Wednesday, May 18, 2011

Goldeneye (Wii)

            Goldeneye was the N64 game for the time, and still the shining example of good licensed games.  By completely changing the FPS to objective-based instead of just running through the level looking for the exit, it had a huge impact on the genre that wouldn’t be matched until Halo.  When Nintendo announced that the Wii would have N64 games to buy on the Virtual Console, it became one of the most requested, but thanks to the many licensing problems involved, it never came about…until Activision announced they were completely remaking the game for Wii.
            Replacing Pierce Brosnan with Daniel Craig, the plot remains much the same, involving the Janus syndicate, an EMP-resistant helicopter, and the Goldeneye satellite.  I’ve never seen the movie, so I can’t really say how much had to be changed for this game.  It does seem to feel just plain weird to still be fighting Russians.  I’m sure it had a better effect back when it was closer to the end of the Cold War, but now it just feels like they chose a standard villain.  The plot also seems very incidental, which I suppose is similar to the original game’s almost entirely skippable plot.
            What’s not a good change to the game is the constant effects of the current FPS genre on it.  Regenerating health I can deal with in most cases, but too often the game has enemies attacking from all sides.  You can’t really get to cover so much as run around like a maniac trying to find the magic spot where nobody can shoot you.  Enemies can also throw grenades at you to make you run screaming, even though you can’t throw grenades (strangely, you can throw them in multiplayer, making their exclusion from single player even worse).  All of the more open-ended levels of the original game, that either felt spacious or maze-like, have been reduced down to what might as well be a straight line.  You simply follow the objective, occasionally stopping to do side-objectives.  Honestly, it seems like they borrowed more from Call of Duty than they did Goldeneye.
            And yet they didn’t borrow the setpieces, or even the Bond moments.  While constantly changing up gameplay doesn’t exactly hit with some people, I feel it’s my favorite part of Bond, that you have an excuse to switch up between action and driving and stealth.  Everything or Nothing, one of the PS2-era Bond games, hit it so perfectly with Bond moments, where you get rewarded for doing special things like Bond would do.  There’s just none of that here.  You shoot enemies, you move on, you shoot some enemies next to explosives, you move on, you shoot some more enemies.  You can be stealthy, but it’s difficult and unrewarding.  The second a guy sees you, the alarms go off and more guards come in.  You can’t go back into hiding like in Metal Gear Solid, you just get a bigger fight.  There’s a few moments where it seems like the game developers really hit it, like a quick scene on a motorcycle as you ride up toward a plane.  Instead of controlling it, you have to shoot other baddies on motorcycles along the way.  It’s a nice touch, and yet it only lasts for about a minute.  Where was this in the rest of the game?
            I tried a little bit of online multiplayer, and it was decent.  The deathmatch gametype seemed to throw everything you had learned about cover out, since the whole thing was just everybody running around shooting each other.  I also tried a mode called Goldeneye, which involves trying to take over control hubs.  It was better, but it also made me wish for a killcam.  On one stage, I kept spawning, running towards a hub, and immediately getting shot.  There was no indication where the shot had come from, no way to see the enemy after my death, like Call of Duty or Team Fortress 2 have, and considering that I kept getting taken out with one shot, there was really nothing I could do.
            Goldeneye isn’t necessarily a bad game.  It’s certainly a solid FPS.  It’s just…a solid FPS.  There’s nothing that makes it really stand out and say “Wow”.  Not to mention that it’s living in the shadow of one of the classics.  If they had renamed this something else, maybe I wouldn’t be so hard on it.  As it is, it just made me want to play the original again.


  1. I just saw this the other day and was curious about it, so it's great to see you have already reviewed it.
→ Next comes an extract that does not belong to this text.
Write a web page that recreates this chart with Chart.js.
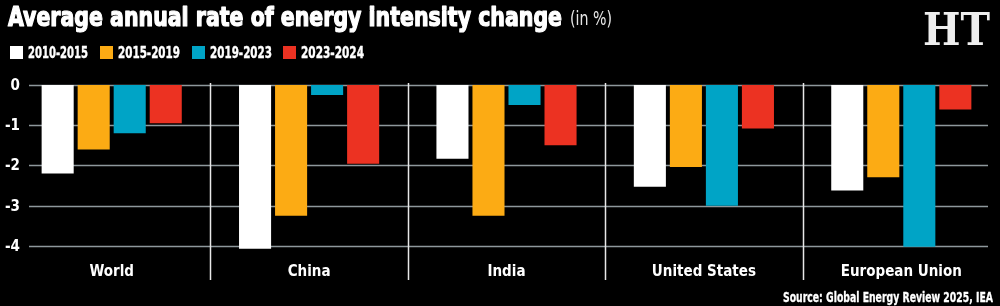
<!DOCTYPE html>
<html>
<head>
<meta charset="utf-8">
<script src="https://cdn.jsdelivr.net/npm/chart.js@4.4.1/dist/chart.umd.min.js"></script>
<style>
  html, body { margin: 0; padding: 0; background: #000; }
  #wrap { width: 1000px; height: 306px; position: relative; }
</style>
</head>
<body>
<div id="wrap"><canvas id="c" width="1000" height="306"></canvas></div>
<script>
// ---- data ----
const categories = ['World', 'China', 'India', 'United States', 'European Union'];
const periods = ['2010-2015', '2015-2019', '2019-2023', '2023-2024'];
const s2010_2015 = [-2.2, -4.07, -1.83, -2.53, -2.62];
const s2015_2019 = [-1.6, -3.25, -3.25, -2.04, -2.29];
const s2019_2023 = [-1.2, -0.25, -0.5, -3.0, -4.02];
const s2023_2024 = [-0.95, -1.96, -1.5, -1.08, -0.61];
const yTicks = [0, -1, -2, -3, -4];
const titleText = 'Average annual rate of energy intensity change';
const titleUnit = '(in %)';
const sourceText = 'Source: Global Energy Review 2025, IEA';

const colors = ['#ffffff', '#fcab14', '#00a4c6', '#ec3222'];
const FONT = '"Liberation Sans Narrow", "DejaVu Sans Condensed", Roboto, sans-serif';

function fitText(ctx, text, x, y, w, align, stroke) {
  const m = ctx.measureText(text).width;
  const sx = w / m;
  ctx.save();
  ctx.translate(align === 'right' ? x - w : x, y);
  ctx.scale(sx, 1);
  ctx.textAlign = 'left';
  ctx.fillText(text, 0, 0);
  if (stroke) {
    ctx.strokeStyle = ctx.fillStyle;
    ctx.lineWidth = stroke;
    ctx.lineJoin = 'round';
    ctx.strokeText(text, 0, 0);
  }
  ctx.restore();
}

const deco = {
  id: 'deco',
  beforeDraw(chart) {
    const ctx = chart.ctx;
    ctx.save();
    ctx.fillStyle = '#000';
    ctx.fillRect(0, 0, chart.width, chart.height);
    ctx.restore();
  },
  beforeDatasetsDraw(chart) {
    const ctx = chart.ctx;
    const ys = chart.scales.y, xs = chart.scales.x;
    ctx.save();
    // horizontal gridlines
    ctx.strokeStyle = '#8e989c';
    ctx.lineWidth = 1.5;
    yTicks.forEach(v => {
      const py = Math.round(ys.getPixelForValue(v)) + 0.5;
      ctx.beginPath();
      ctx.moveTo(29, py);
      ctx.lineTo(988, py);
      ctx.stroke();
    });
    // vertical separators
    ctx.strokeStyle = '#e8e8e8';
    ctx.lineWidth = 1.5;
    const top = ys.getPixelForValue(0) - 2;
    for (let i = 0; i < categories.length - 1; i++) {
      const px = Math.round((xs.getPixelForValue(i) + xs.getPixelForValue(i + 1)) / 2) + 0.5;
      ctx.beginPath();
      ctx.moveTo(px, top);
      ctx.lineTo(px, 280);
      ctx.stroke();
    }
    ctx.restore();
  },
  afterDraw(chart) {
    const ctx = chart.ctx;
    const ys = chart.scales.y;
    ctx.save();
    ctx.fillStyle = '#fff';
    ctx.textBaseline = 'alphabetic';
    // title
    ctx.font = 'bold 26px ' + FONT;
    fitText(ctx, titleText, 8, 26, 554, 'left', 1.2);
    ctx.font = '20px ' + FONT;
    ctx.fillStyle = '#e6e6e6';
    fitText(ctx, titleUnit, 570, 25, 42, 'left');
    // legend
    const boxX = [10, 100, 192, 283];
    const txtW = [60, 62, 62, 63];
    ctx.font = 'bold 15px ' + FONT;
    periods.forEach((p, i) => {
      ctx.fillStyle = colors[i];
      ctx.fillRect(boxX[i], 46, 13, 13);
      ctx.fillStyle = '#fff';
      fitText(ctx, p, boxX[i] + 18, 57.5, txtW[i], 'left', 0.4);
    });
    // y tick labels
    ctx.font = 'bold 15px ' + FONT;
    ctx.textAlign = 'right';
    ctx.textBaseline = 'middle';
    ctx.fillStyle = '#fff';
    yTicks.forEach(v => {
      ctx.fillText(String(v), 20, ys.getPixelForValue(v) + 1);
    });
    // source
    ctx.textBaseline = 'alphabetic';
    ctx.font = 'bold 14px ' + FONT;
    fitText(ctx, sourceText, 993, 302, 210, 'right', 0.3);
    // HT logo
    ctx.font = 'bold 44px "DejaVu Serif", "Liberation Serif", serif';
    ctx.fillStyle = '#eeeeee';
    fitText(ctx, 'HT', 923, 45, 67, 'left');
    ctx.restore();
  }
};

const seriesList = [s2010_2015, s2015_2019, s2019_2023, s2023_2024];

new Chart(document.getElementById('c'), {
  type: 'bar',
  data: {
    labels: categories,
    datasets: periods.map((p, i) => ({
      label: p,
      data: seriesList[i],
      backgroundColor: colors[i],
      borderWidth: 0,
      categoryPercentage: 0.73,
      barPercentage: 0.89
    }))
  },
  options: {
    responsive: false,
    animation: false,
    layout: { padding: { top: 85, left: 13, right: 0, bottom: 16 } },
    plugins: { legend: { display: false }, title: { display: false }, tooltip: { enabled: false } },
    scales: {
      x: {
        grid: { display: false, drawTicks: false },
        border: { display: false },
        ticks: {
          color: '#ffffff',
          font: { family: FONT, size: 15, weight: 'bold' },
          padding: 9,
          maxRotation: 0,
          autoSkip: false
        }
      },
      y: {
        display: false,
        min: -4.2,
        max: 0
      }
    }
  },
  plugins: [deco]
});
</script>
</body>
</html>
Do you have any thoughts about how this game controls on the Wii? What controllers does the game allow? I've found the Wii FPS games that use the Wiimote tend to feel annoying and clunky rather than new and innovative.

  2. I played with the Wiimote/Nunchuk combo, and I had a lot of times when my controller would get "stuck" at the edge of the screen instead of turning. There wasn't that much unnecessary waggle, though. It also supports the Classic Controller (there's even a special edition that comes with one) and the Gamecube controller.